Not many know that, among the approximately 85 organisations still operating in Italy since 1520, 70 are universities, and one is the Roman Catholic Church. Both these institutions never define their purpose very clearly, the latter because God is infinite, mysterious and unknowable; the former because knowledge is infinite, mysterious and always unfolding. The latter because it has become too fundamentalist and rigid; the former because it puts profit (ie, the means) as its primary purpose before knowledge (ie, the end). If our corporations are ever to survive and increase their lifespan, not having a defined and measurable purpose is better than having one or more that are defined. In a line wrongly credited to Albert Einstein, the sociologist William Bruce Cameron states that not everything that can be counted counts, and not everything that counts can be counted. The Jesuits remind us that one can count what is visible to interrogate what is invisible and must remain so. Mixing ends with means is a mortal sin.

Measurement is a means to explore purpose, not the other way around.

In closing, let’s remember the words of Pope Francis, on his first appearance on the Roman basilica balcony in 2013, as the first Jesuit Pope in history, and the 265th successor of St Peter. In his first homily, Pope Francis asks the masses: ‘And now, before I benedict you, I want you to pray for me. Let’s have a few moments of silence … and you pray for your new Bishop.’ Rather than uttering a clear message to the masses, Pope Francis decided to make a difference by embracing the mystery, by remaining in-different, in other words, in the middle of the infinite differences that he faces.

When facing the unknown (eg, a mission into uncharted territory) or the unknowable (ie, the mystery of God), and still having to function, it is best to conduct oneself according to the Jesuit adage perinde ac cadaver, or ‘in the manner of a corpse’, and make a difference by remaining indifferent. Facing the challenge of engaging a multitude of unknowable views and unknown human beings in the mission of the Catholic Church, the Pope creates a space to be filled by the prayers of the faithful. Rather than treating communication as a conduit for a given message, it serves as a container for creating a community that embraces a potentially infinite number of messages in a holy communion. Not surprisingly, the three words share the same root.

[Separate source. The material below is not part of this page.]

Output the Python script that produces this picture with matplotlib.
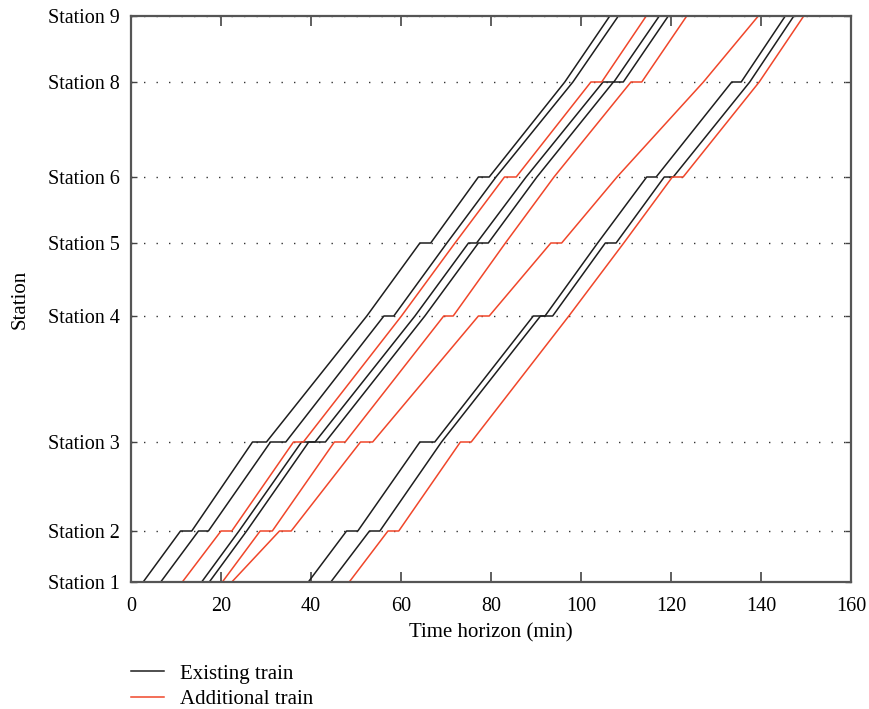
import matplotlib
matplotlib.use("Agg")
import matplotlib.pyplot as plt
from matplotlib.lines import Line2D

plt.rcParams["font.family"] = ["Liberation Serif", "DejaVu Serif"]

# ── Stations (vertical position along the line) ──────────────────────────────
station_names = ["Station 1", "Station 2", "Station 3", "Station 4",
                 "Station 5", "Station 6", "Station 8", "Station 9"]
station_pos = [0.0, 5.1, 14.0, 26.6, 33.9, 40.5, 50.0, 56.6]

# ── Arrival / departure times (min) at each station ──────────────────────────
# existing trains
e1_arr = [2.7, 11.0, 27.0, 52.4, 64.2, 77.2, 96.4, 106.4]
e1_dep = [2.7, 13.5, 30.1, 52.4, 66.6, 79.6, 96.4, 106.4]
e2_arr = [6.6, 15.0, 31.0, 56.2, 70.2, 81.1, 98.2, 108.3]
e2_dep = [6.6, 17.2, 34.4, 58.4, 70.2, 81.1, 98.2, 108.3]
e3_arr = [15.7, 24.0, 37.9, 63.1, 75.0, 87.8, 104.9, 117.4]
e3_dep = [15.7, 24.0, 40.9, 63.1, 76.8, 87.8, 107.3, 117.4]
e4_arr = [17.4, 25.7, 39.5, 65.3, 77.2, 90.2, 107.2, 119.4]
e4_dep = [17.4, 25.7, 43.2, 65.3, 79.4, 90.2, 109.4, 119.4]
e5_arr = [39.4, 47.9, 64.2, 89.4, 103.7, 114.6, 133.5, 145.4]
e5_dep = [39.4, 50.4, 67.5, 92.0, 103.7, 116.7, 135.6, 145.4]
e6_arr = [44.4, 53.0, 69.0, 91.0, 105.4, 118.5, 137.5, 147.3]
e6_dep = [44.4, 55.3, 69.0, 93.7, 107.8, 120.5, 137.5, 147.3]

# additional trains
a1_arr = [11.4, 20.0, 36.1, 60.1, 72.0, 83.0, 102.2, 114.5]
a1_dep = [11.4, 22.4, 38.3, 60.1, 72.0, 85.6, 104.6, 114.5]
a2_arr = [20.3, 28.7, 45.2, 69.5, 83.2, 94.0, 111.1, 123.5]
a2_dep = [20.3, 31.4, 47.6, 71.6, 83.2, 94.0, 113.5, 123.5]
a3_arr = [22.4, 33.0, 51.0, 77.2, 93.3, 108.0, 127.2, 139.4]
a3_dep = [22.4, 35.6, 53.7, 79.6, 95.7, 108.0, 127.2, 139.4]
a4_arr = [48.5, 57.1, 73.2, 97.3, 109.5, 120.3, 139.6, 149.5]
a4_dep = [48.5, 59.5, 75.6, 97.3, 109.5, 122.7, 139.6, 149.5]

existing = [(e1_arr, e1_dep), (e2_arr, e2_dep), (e3_arr, e3_dep),
            (e4_arr, e4_dep), (e5_arr, e5_dep), (e6_arr, e6_dep)]
additional = [(a1_arr, a1_dep), (a2_arr, a2_dep), (a3_arr, a3_dep),
              (a4_arr, a4_dep)]

BLACK = "#1e1e1e"
RED = "#f0462a"
FS = 14.5      # tick labels
FS_LAB = 15    # axis labels / legend


def path(arr, dep):
    """Turn arrival/departure lists into a polyline (time, position)."""
    xs, ys = [], []
    for a, d, p in zip(arr, dep, station_pos):
        xs += [a, d]
        ys += [p, p]
    return xs, ys


fig = plt.figure(figsize=(8.69, 7.09), dpi=100)
ax = fig.add_axes([131 / 869, 1 - 582 / 709, 720 / 869, 566 / 709])

for arr, dep in existing:
    ax.plot(*path(arr, dep), color=BLACK, lw=1.1)
for arr, dep in additional:
    ax.plot(*path(arr, dep), color=RED, lw=1.1)

ax.set_xlim(0, 160)
ax.set_ylim(station_pos[0], station_pos[-1])
ax.set_xticks(range(0, 161, 20))
ax.set_yticks(station_pos)
ax.set_yticklabels(station_names)
ax.grid(axis="y", linestyle=(0, (1, 8)), color="#333333", lw=1.0)

ax.tick_params(axis="x", direction="in", top=True, length=7, width=1.2,
               labelsize=FS, pad=11, color="#444444")
ax.tick_params(axis="y", direction="in", right=True, length=4, width=1.0,
               labelsize=FS, pad=8, color="#444444")
for sp in ax.spines.values():
    sp.set_color("#555555")
    sp.set_linewidth(1.6)

ax.set_xlabel("Time horizon (min)", fontsize=FS_LAB, labelpad=5)
ax.set_ylabel("Station", fontsize=FS_LAB, labelpad=13)

# ── Legend below the plot ─────────────────────────────────────────────────────
handles = [Line2D([], [], color=BLACK, lw=1.1),
           Line2D([], [], color=RED, lw=1.1)]
fig.legend(handles, ["Existing train", "Additional train"],
           loc="upper left", bbox_to_anchor=(131 / 869, 1 - 664 / 709),
           frameon=False, fontsize=FS_LAB, handlelength=1.6, handletextpad=0.75,
           labelspacing=0.3, borderpad=0, borderaxespad=0)

fig.savefig("out.png", dpi=100)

When governing means dealing with difference, nothing is more powerful than nothing. To exploit the power of the negative, rather than seeking comfort in positive but useless and transitory definitions of purpose, it is better to turn to rhetoric, religion and accounting, and their exploratory and community-building power. They have played this trick for millennia. Corporate governance has a lot to learn from them, especially because real governance exists only when purpose is contested. If the purpose is defined, we do not need to govern anything; a machine can, and very likely will, do the job.